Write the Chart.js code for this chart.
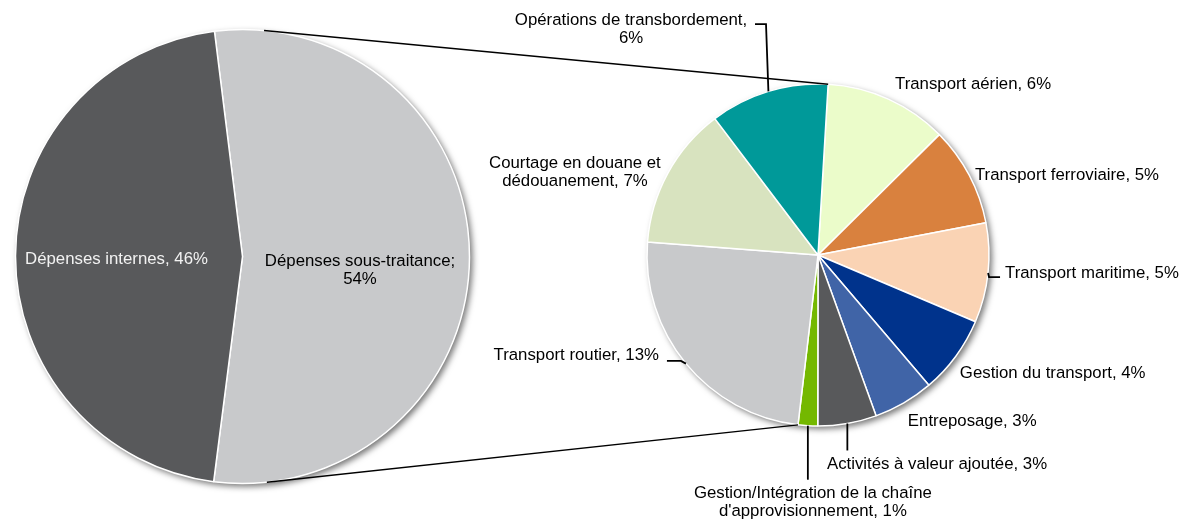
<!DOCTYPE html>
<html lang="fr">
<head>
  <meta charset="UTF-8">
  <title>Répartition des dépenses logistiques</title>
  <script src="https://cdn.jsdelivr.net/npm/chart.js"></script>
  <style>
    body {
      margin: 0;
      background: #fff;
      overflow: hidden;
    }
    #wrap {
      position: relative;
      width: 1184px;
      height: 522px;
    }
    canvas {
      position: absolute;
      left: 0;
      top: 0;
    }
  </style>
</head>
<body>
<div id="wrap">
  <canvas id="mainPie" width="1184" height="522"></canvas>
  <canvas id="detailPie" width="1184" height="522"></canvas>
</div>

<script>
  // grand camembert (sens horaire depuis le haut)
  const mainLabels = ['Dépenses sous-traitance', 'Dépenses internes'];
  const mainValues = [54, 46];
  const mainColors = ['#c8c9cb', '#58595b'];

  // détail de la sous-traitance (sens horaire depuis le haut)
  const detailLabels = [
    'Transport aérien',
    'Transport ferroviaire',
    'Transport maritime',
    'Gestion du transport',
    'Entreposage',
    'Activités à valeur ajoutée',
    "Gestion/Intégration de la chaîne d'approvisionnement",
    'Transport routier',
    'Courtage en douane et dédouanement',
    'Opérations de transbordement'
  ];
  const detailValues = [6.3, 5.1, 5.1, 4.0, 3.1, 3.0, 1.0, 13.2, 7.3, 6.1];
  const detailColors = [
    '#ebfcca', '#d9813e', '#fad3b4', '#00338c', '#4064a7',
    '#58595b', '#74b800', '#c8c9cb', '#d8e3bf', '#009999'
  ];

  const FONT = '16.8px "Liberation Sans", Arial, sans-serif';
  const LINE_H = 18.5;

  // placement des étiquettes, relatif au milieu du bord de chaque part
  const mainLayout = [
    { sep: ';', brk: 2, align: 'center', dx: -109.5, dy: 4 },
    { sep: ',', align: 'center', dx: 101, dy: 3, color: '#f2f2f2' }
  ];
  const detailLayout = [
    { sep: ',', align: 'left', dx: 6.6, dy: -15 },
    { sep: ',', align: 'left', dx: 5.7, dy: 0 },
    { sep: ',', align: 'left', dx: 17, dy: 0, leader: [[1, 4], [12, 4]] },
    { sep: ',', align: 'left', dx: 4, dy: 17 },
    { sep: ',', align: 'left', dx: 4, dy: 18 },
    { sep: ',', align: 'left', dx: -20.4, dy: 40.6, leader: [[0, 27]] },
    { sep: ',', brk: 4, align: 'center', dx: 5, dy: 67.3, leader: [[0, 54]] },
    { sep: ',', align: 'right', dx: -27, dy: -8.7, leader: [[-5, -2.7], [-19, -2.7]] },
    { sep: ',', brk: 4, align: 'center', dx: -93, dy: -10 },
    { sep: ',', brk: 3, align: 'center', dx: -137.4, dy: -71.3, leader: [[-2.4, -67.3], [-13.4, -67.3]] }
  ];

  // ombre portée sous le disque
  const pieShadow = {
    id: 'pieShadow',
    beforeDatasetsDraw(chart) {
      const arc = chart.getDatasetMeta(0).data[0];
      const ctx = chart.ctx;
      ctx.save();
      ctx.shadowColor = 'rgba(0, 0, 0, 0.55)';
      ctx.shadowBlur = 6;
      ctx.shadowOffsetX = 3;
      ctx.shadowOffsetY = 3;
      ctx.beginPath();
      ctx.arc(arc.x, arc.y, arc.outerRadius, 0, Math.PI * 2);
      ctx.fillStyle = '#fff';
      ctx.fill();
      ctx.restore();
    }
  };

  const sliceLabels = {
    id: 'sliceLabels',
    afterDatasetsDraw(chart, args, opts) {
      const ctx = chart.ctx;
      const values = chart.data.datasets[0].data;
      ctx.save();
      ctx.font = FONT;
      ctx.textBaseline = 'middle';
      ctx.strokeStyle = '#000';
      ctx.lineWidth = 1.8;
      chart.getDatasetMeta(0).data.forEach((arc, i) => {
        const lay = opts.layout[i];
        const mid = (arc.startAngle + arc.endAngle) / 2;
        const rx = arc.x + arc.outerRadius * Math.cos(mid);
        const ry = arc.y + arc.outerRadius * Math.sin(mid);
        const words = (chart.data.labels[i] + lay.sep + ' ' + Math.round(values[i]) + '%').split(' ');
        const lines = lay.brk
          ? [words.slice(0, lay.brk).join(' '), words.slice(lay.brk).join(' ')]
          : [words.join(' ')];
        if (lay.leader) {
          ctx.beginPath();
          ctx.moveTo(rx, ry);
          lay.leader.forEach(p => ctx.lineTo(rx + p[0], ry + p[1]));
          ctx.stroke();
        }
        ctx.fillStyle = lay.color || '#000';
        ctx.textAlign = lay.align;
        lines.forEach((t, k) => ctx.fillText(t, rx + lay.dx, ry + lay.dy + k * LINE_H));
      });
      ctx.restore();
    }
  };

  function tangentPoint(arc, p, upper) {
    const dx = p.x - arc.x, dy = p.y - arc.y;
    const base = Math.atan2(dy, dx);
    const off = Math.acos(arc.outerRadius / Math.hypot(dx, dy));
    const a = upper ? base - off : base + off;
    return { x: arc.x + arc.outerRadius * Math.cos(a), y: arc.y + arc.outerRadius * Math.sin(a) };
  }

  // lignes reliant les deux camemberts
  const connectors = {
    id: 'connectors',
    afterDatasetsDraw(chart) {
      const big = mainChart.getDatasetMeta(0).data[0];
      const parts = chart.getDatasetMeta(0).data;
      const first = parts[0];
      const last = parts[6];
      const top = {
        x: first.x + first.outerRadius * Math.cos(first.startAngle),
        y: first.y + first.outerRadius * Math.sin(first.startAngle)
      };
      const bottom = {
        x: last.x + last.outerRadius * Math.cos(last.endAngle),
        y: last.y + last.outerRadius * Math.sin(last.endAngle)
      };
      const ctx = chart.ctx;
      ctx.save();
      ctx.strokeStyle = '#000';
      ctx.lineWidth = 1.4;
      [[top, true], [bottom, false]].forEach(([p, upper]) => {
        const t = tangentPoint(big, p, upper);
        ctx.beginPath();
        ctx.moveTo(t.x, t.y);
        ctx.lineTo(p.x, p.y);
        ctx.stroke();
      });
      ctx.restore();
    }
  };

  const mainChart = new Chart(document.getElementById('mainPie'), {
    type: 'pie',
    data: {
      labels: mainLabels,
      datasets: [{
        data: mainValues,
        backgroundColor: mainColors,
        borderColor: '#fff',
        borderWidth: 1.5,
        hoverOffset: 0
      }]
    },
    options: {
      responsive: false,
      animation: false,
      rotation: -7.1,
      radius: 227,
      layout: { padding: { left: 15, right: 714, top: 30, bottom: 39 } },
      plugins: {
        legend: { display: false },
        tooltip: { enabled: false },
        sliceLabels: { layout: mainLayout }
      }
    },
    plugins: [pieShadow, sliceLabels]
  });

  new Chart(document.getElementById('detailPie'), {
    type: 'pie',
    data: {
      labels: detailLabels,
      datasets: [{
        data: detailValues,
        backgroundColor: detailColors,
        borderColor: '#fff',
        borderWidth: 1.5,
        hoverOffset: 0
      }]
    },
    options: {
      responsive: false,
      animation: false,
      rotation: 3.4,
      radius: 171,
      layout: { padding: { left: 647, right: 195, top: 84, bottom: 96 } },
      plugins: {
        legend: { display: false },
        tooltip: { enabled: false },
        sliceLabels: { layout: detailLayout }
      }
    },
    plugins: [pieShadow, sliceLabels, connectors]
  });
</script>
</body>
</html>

● ● ● ●

- [WORK TO BE COMPLETED]: Transcribe the material exactly, keeping every word and none of the pictures.

- [COMPLETE RESPONSE]:
Write the Chart.js code for this chart.
<!DOCTYPE html>
<html lang="fr">
<head>
  <meta charset="UTF-8">
  <title>Répartition des dépenses logistiques</title>
  <script src="https://cdn.jsdelivr.net/npm/chart.js"></script>
  <style>
    body {
      margin: 0;
      background: #fff;
      overflow: hidden;
    }
    #wrap {
      position: relative;
      width: 1184px;
      height: 522px;
    }
    canvas {
      position: absolute;
      left: 0;
      top: 0;
    }
  </style>
</head>
<body>
<div id="wrap">
  <canvas id="mainPie" width="1184" height="522"></canvas>
  <canvas id="detailPie" width="1184" height="522"></canvas>
</div>

<script>
  // grand camembert (sens horaire depuis le haut)
  const mainLabels = ['Dépenses sous-traitance', 'Dépenses internes'];
  const mainValues = [54, 46];
  const mainColors = ['#c8c9cb', '#58595b'];

  // détail de la sous-traitance (sens horaire depuis le haut)
  const detailLabels = [
    'Transport aérien',
    'Transport ferroviaire',
    'Transport maritime',
    'Gestion du transport',
    'Entreposage',
    'Activités à valeur ajoutée',
    "Gestion/Intégration de la chaîne d'approvisionnement",
    'Transport routier',
    'Courtage en douane et dédouanement',
    'Opérations de transbordement'
  ];
  const detailValues = [6.3, 5.1, 5.1, 4.0, 3.1, 3.0, 1.0, 13.2, 7.3, 6.1];
  const detailColors = [
    '#ebfcca', '#d9813e', '#fad3b4', '#00338c', '#4064a7',
    '#58595b', '#74b800', '#c8c9cb', '#d8e3bf', '#009999'
  ];

  const FONT = '16.8px "Liberation Sans", Arial, sans-serif';
  const LINE_H = 18.5;

  // placement des étiquettes, relatif au milieu du bord de chaque part
  const mainLayout = [
    { sep: ';', brk: 2, align: 'center', dx: -109.5, dy: 4 },
    { sep: ',', align: 'center', dx: 101, dy: 3, color: '#f2f2f2' }
  ];
  const detailLayout = [
    { sep: ',', align: 'left', dx: 6.6, dy: -15 },
    { sep: ',', align: 'left', dx: 5.7, dy: 0 },
    { sep: ',', align: 'left', dx: 17, dy: 0, leader: [[1, 4], [12, 4]] },
    { sep: ',', align: 'left', dx: 4, dy: 17 },
    { sep: ',', align: 'left', dx: 4, dy: 18 },
    { sep: ',', align: 'left', dx: -20.4, dy: 40.6, leader: [[0, 27]] },
    { sep: ',', brk: 4, align: 'center', dx: 5, dy: 67.3, leader: [[0, 54]] },
    { sep: ',', align: 'right', dx: -27, dy: -8.7, leader: [[-5, -2.7], [-19, -2.7]] },
    { sep: ',', brk: 4, align: 'center', dx: -93, dy: -10 },
    { sep: ',', brk: 3, align: 'center', dx: -137.4, dy: -71.3, leader: [[-2.4, -67.3], [-13.4, -67.3]] }
  ];

  // ombre portée sous le disque
  const pieShadow = {
    id: 'pieShadow',
    beforeDatasetsDraw(chart) {
      const arc = chart.getDatasetMeta(0).data[0];
      const ctx = chart.ctx;
      ctx.save();
      ctx.shadowColor = 'rgba(0, 0, 0, 0.55)';
      ctx.shadowBlur = 6;
      ctx.shadowOffsetX = 3;
      ctx.shadowOffsetY = 3;
      ctx.beginPath();
      ctx.arc(arc.x, arc.y, arc.outerRadius, 0, Math.PI * 2);
      ctx.fillStyle = '#fff';
      ctx.fill();
      ctx.restore();
    }
  };

  const sliceLabels = {
    id: 'sliceLabels',
    afterDatasetsDraw(chart, args, opts) {
      const ctx = chart.ctx;
      const values = chart.data.datasets[0].data;
      ctx.save();
      ctx.font = FONT;
      ctx.textBaseline = 'middle';
      ctx.strokeStyle = '#000';
      ctx.lineWidth = 1.8;
      chart.getDatasetMeta(0).data.forEach((arc, i) => {
        const lay = opts.layout[i];
        const mid = (arc.startAngle + arc.endAngle) / 2;
        const rx = arc.x + arc.outerRadius * Math.cos(mid);
        const ry = arc.y + arc.outerRadius * Math.sin(mid);
        const words = (chart.data.labels[i] + lay.sep + ' ' + Math.round(values[i]) + '%').split(' ');
        const lines = lay.brk
          ? [words.slice(0, lay.brk).join(' '), words.slice(lay.brk).join(' ')]
          : [words.join(' ')];
        if (lay.leader) {
          ctx.beginPath();
          ctx.moveTo(rx, ry);
          lay.leader.forEach(p => ctx.lineTo(rx + p[0], ry + p[1]));
          ctx.stroke();
        }
        ctx.fillStyle = lay.color || '#000';
        ctx.textAlign = lay.align;
        lines.forEach((t, k) => ctx.fillText(t, rx + lay.dx, ry + lay.dy + k * LINE_H));
      });
      ctx.restore();
    }
  };

  function tangentPoint(arc, p, upper) {
    const dx = p.x - arc.x, dy = p.y - arc.y;
    const base = Math.atan2(dy, dx);
    const off = Math.acos(arc.outerRadius / Math.hypot(dx, dy));
    const a = upper ? base - off : base + off;
    return { x: arc.x + arc.outerRadius * Math.cos(a), y: arc.y + arc.outerRadius * Math.sin(a) };
  }

  // lignes reliant les deux camemberts
  const connectors = {
    id: 'connectors',
    afterDatasetsDraw(chart) {
      const big = mainChart.getDatasetMeta(0).data[0];
      const parts = chart.getDatasetMeta(0).data;
      const first = parts[0];
      const last = parts[6];
      const top = {
        x: first.x + first.outerRadius * Math.cos(first.startAngle),
        y: first.y + first.outerRadius * Math.sin(first.startAngle)
      };
      const bottom = {
        x: last.x + last.outerRadius * Math.cos(last.endAngle),
        y: last.y + last.outerRadius * Math.sin(last.endAngle)
      };
      const ctx = chart.ctx;
      ctx.save();
      ctx.strokeStyle = '#000';
      ctx.lineWidth = 1.4;
      [[top, true], [bottom, false]].forEach(([p, upper]) => {
        const t = tangentPoint(big, p, upper);
        ctx.beginPath();
        ctx.moveTo(t.x, t.y);
        ctx.lineTo(p.x, p.y);
        ctx.stroke();
      });
      ctx.restore();
    }
  };

  const mainChart = new Chart(document.getElementById('mainPie'), {
    type: 'pie',
    data: {
      labels: mainLabels,
      datasets: [{
        data: mainValues,
        backgroundColor: mainColors,
        borderColor: '#fff',
        borderWidth: 1.5,
        hoverOffset: 0
      }]
    },
    options: {
      responsive: false,
      animation: false,
      rotation: -7.1,
      radius: 227,
      layout: { padding: { left: 15, right: 714, top: 30, bottom: 39 } },
      plugins: {
        legend: { display: false },
        tooltip: { enabled: false },
        sliceLabels: { layout: mainLayout }
      }
    },
    plugins: [pieShadow, sliceLabels]
  });

  new Chart(document.getElementById('detailPie'), {
    type: 'pie',
    data: {
      labels: detailLabels,
      datasets: [{
        data: detailValues,
        backgroundColor: detailColors,
        borderColor: '#fff',
        borderWidth: 1.5,
        hoverOffset: 0
      }]
    },
    options: {
      responsive: false,
      animation: false,
      rotation: 3.4,
      radius: 171,
      layout: { padding: { left: 647, right: 195, top: 84, bottom: 96 } },
      plugins: {
        legend: { display: false },
        tooltip: { enabled: false },
        sliceLabels: { layout: detailLayout }
      }
    },
    plugins: [pieShadow, sliceLabels, connectors]
  });
</script>
</body>
</html>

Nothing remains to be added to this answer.